There's a HTML file which is exported to a variable using 'Invoke-WebRequest' from where I'd like to export content from a specific table.
$Result = Invoke-WebRequest 'https://www.dailyfaceoff.com/teams/anaheim-ducks/line-combinations'
Unfortunately by using $result.parsedHTML is not returning any result. Hence I was looking at using regex to find the string. This is where I am looking for your help.
Requested actions:
HTML Structure:
<body ...>
<div ...>
<tbody>
<td id="LW1">
<a ....>
<span class="player-name">Hello World</span>
</a>
</td>
</tbody>
</div>
</body>
Thanks in advance for any input or help!
Try 1:
$r = Invoke-WebRequest 'https://www.dailyfaceoff.com/teams/anaheim-ducks/line-combinations'
$table = $r.ParsedHtml.getElementsByTagName("table")

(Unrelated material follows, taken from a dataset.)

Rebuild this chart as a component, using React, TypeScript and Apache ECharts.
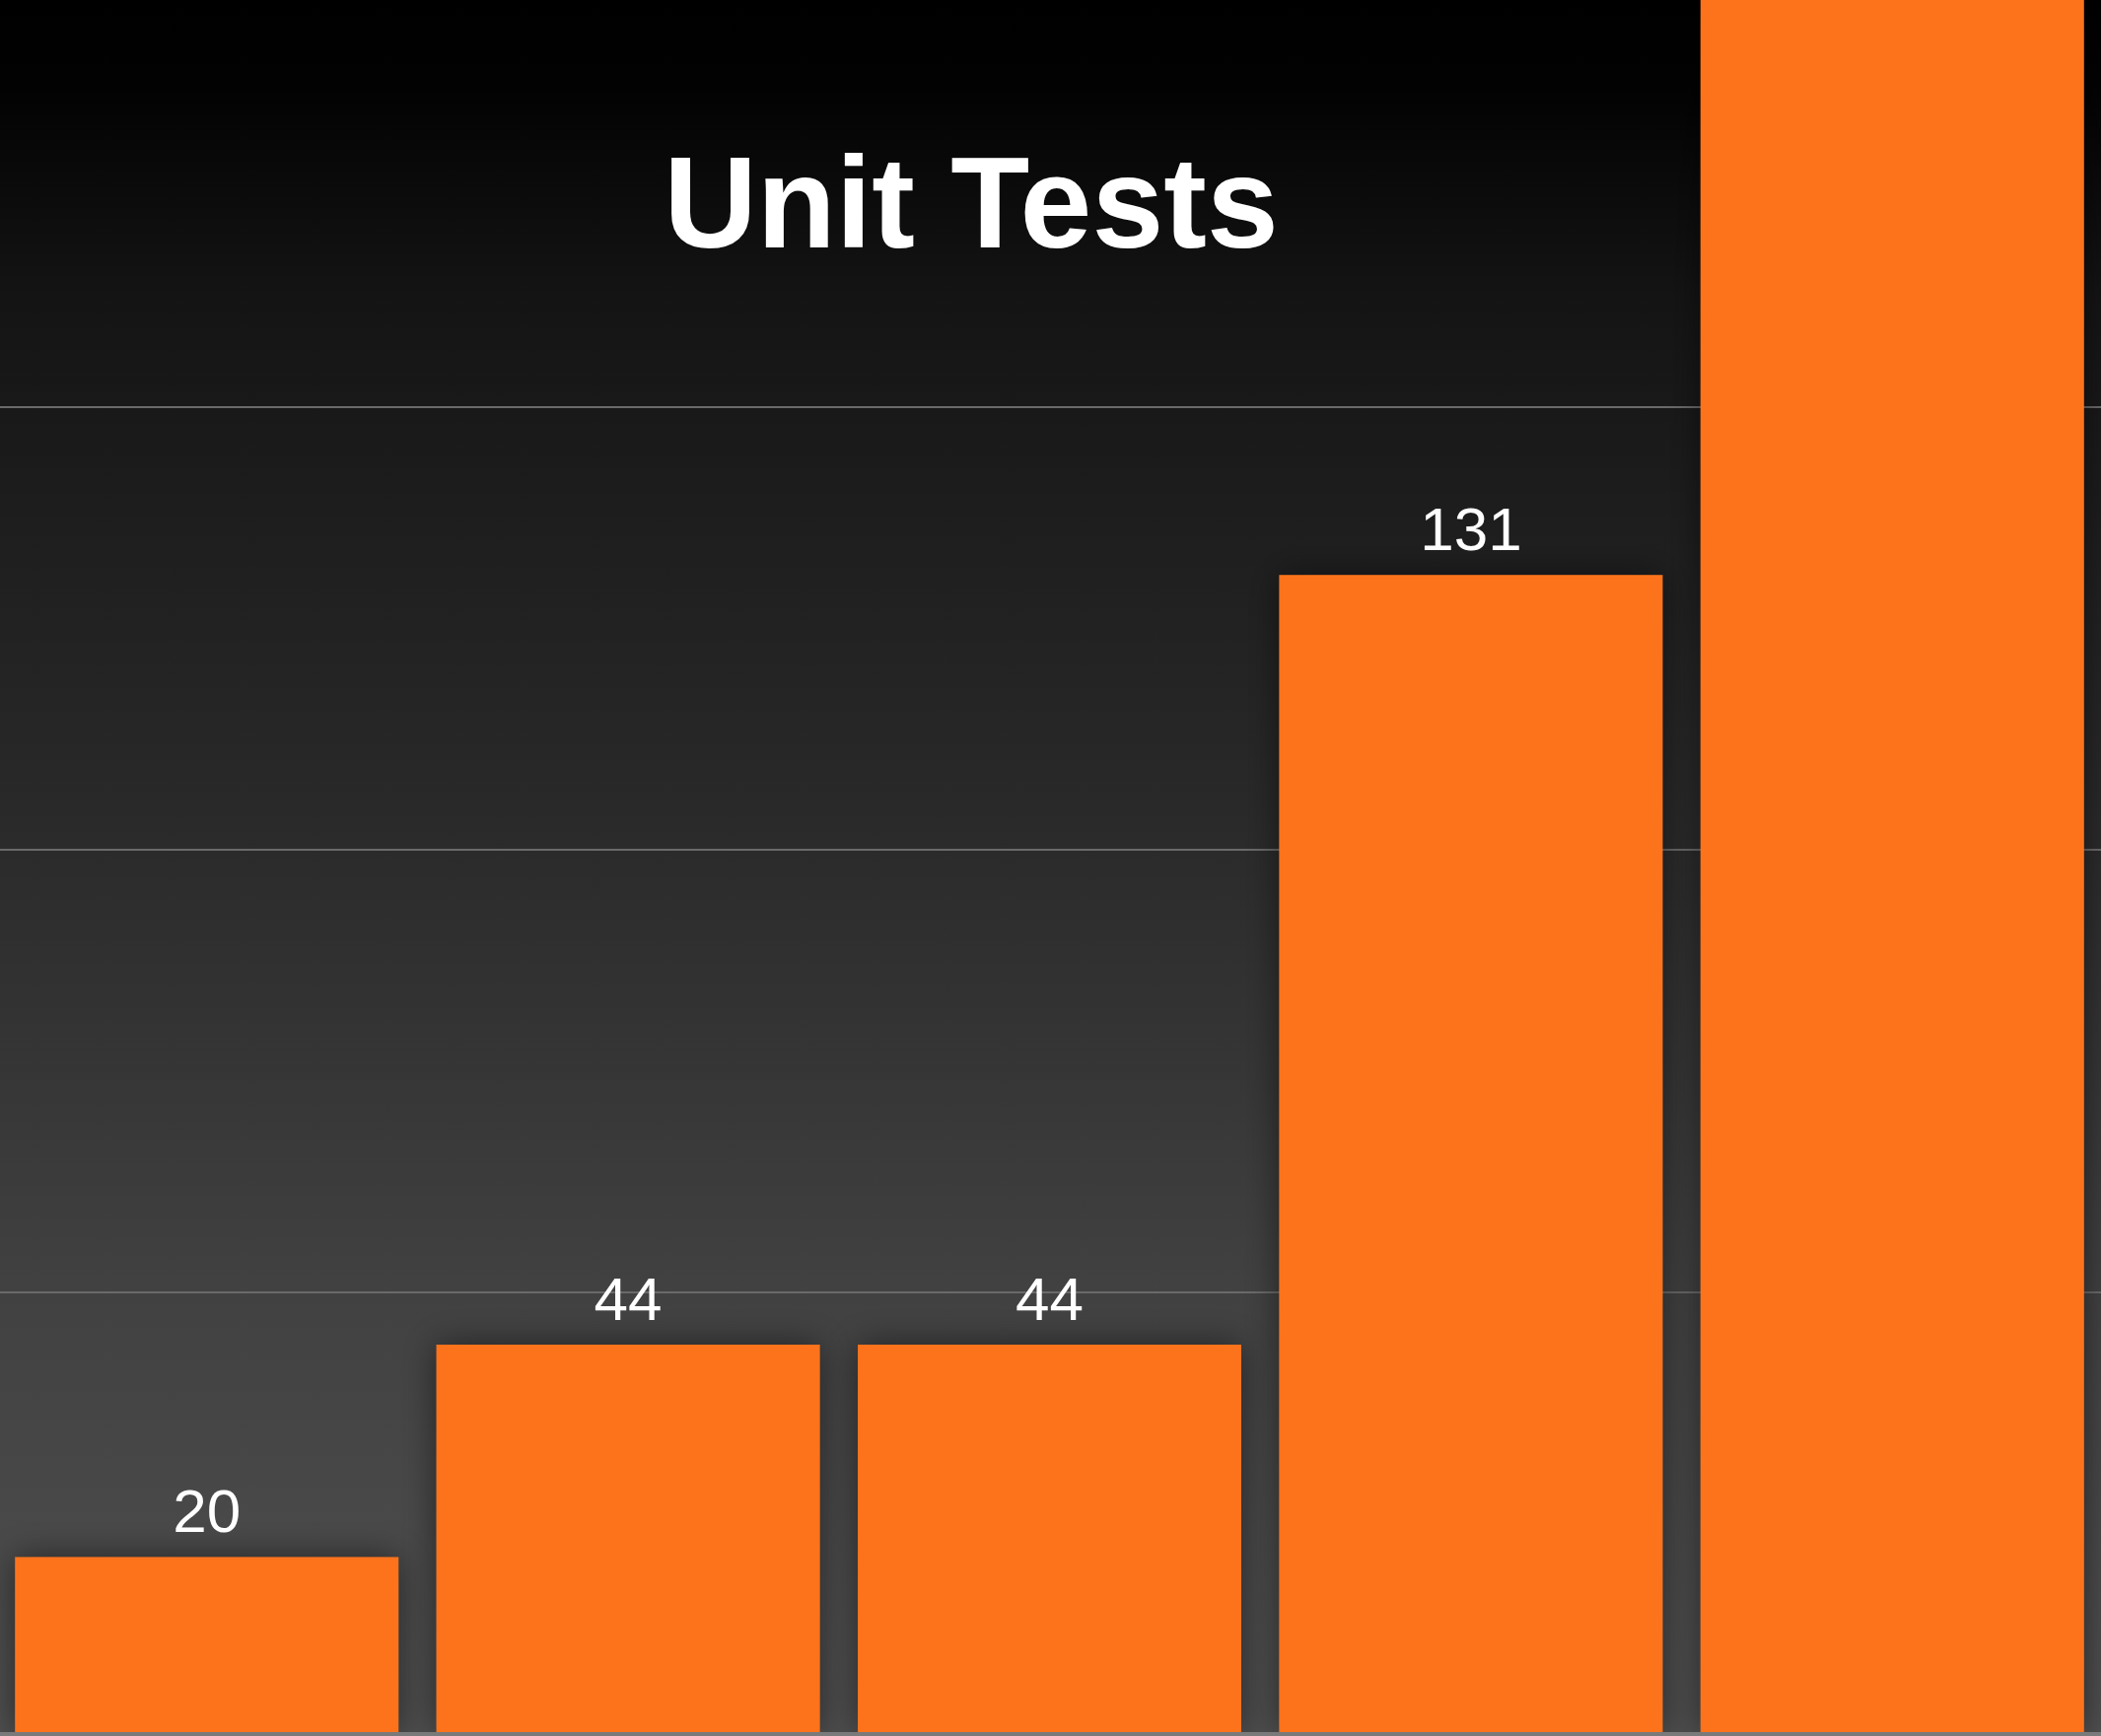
import React, { useEffect, useRef } from "react";
import * as echarts from "echarts";

const categories = ["Run 1", "Run 2", "Run 3", "Run 4", "Run 5"];
const unitTests = [20, 44, 44, 131, 230];
const titleText = "Unit Tests";
const yMin = 0;
const yMax = 196;
const yInterval = 50;

export default function App() {
  const ref = useRef<HTMLDivElement>(null);

  useEffect(() => {
    document.body.style.margin = "0";
    if (!ref.current) return;
    const chart = echarts.init(ref.current, undefined, { renderer: "svg" });
    const barData = unitTests.map((v) => ({
      value: v,
      label: { show: v <= yMax },
    }));
    chart.setOption({
      animation: false,
      graphic: [
        {
          type: "text",
          x: 989,
          y: 205,
          z: 100,
          style: {
            text: titleText,
            fill: "#ffffff",
            fontSize: 131,
            fontWeight: "bold",
            fontFamily: "Liberation Sans, Arial, sans-serif",
            align: "center",
            verticalAlign: "middle",
          },
        },
      ],
      grid: { left: 0, right: 0, top: 0, bottom: 2, containLabel: false },
      xAxis: {
        type: "category",
        data: categories,
        z: 10,
        axisLine: { show: true, lineStyle: { color: "#7a7a7a", width: 4 } },
        axisTick: { show: false },
        axisLabel: { show: false },
        splitLine: { show: false },
      },
      yAxis: {
        type: "value",
        min: yMin,
        max: yMax,
        interval: yInterval,
        axisLine: { show: false },
        axisTick: { show: false },
        axisLabel: { show: false },
        splitLine: {
          show: true,
          showMinLine: false,
          showMaxLine: false,
          lineStyle: { color: "#6a6a6a", width: 2 },
        },
      },
      series: [
        {
          type: "bar",
          data: barData,
          barCategoryGap: "9%",
          clip: true,
          itemStyle: {
            color: "#fd731b",
            shadowBlur: 34,
            shadowColor: "rgba(0,0,0,0.5)",
          },
          label: {
            show: true,
            position: "top",
            distance: 16,
            color: "#ffffff",
            fontSize: 62,
            fontFamily: "Liberation Sans, Arial, sans-serif",
          },
        },
      ],
    });
    return () => chart.dispose();
  }, []);

  return (
    <div
      style={{
        position: "absolute",
        left: 0,
        top: 0,
        width: 2131,
        height: 1761,
        overflow: "hidden",
        background:
          "linear-gradient(to bottom, #000000 0%, #020202 5%, #141414 17%, #1f1f1f 32%, #2b2b2b 49%, #363636 62%, #414141 74%, #4a4a4a 90%, #4f4f4f 100%)",
      }}
    >
      <div
        ref={ref}
        style={{
          position: "absolute",
          left: -4,
          top: 0,
          width: 2137,
          height: 1761,
        }}
      />
    </div>
  );
}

Result 1: No output, looks like HTML structure is preventing parsing action.
Try 2:
$r = Invoke-WebRequest 'https://www.dailyfaceoff.com/teams/anaheim-ducks/line-combinations'
$string = ($r.Content |
where {$_ -match '^a href.*LW1.*\ title=.*>/span.*'}) -replace '.*>'
Result 2: Regex not matching
Please don't try to parse HTML with regex, that's a terrible idea. You can do this in both, PowerShell Core and Windows PowerShell using Com Object:
$com = New-Object -ComObject htmlfile
$com.write([System.Text.Encoding]::Unicode.GetBytes(@'
<body>
<div>
<tbody>
<td id="LW1">
<a><span class="player-name">Hello World</span></a>
</td>
</tbody>
</div>
</body>
'@))
$com.getElementsByClassName('player-name') | ForEach-Object innerHtml
# Outputs: Hello World
$null = [System.Runtime.InteropServices.Marshal]::ReleaseComObject($com)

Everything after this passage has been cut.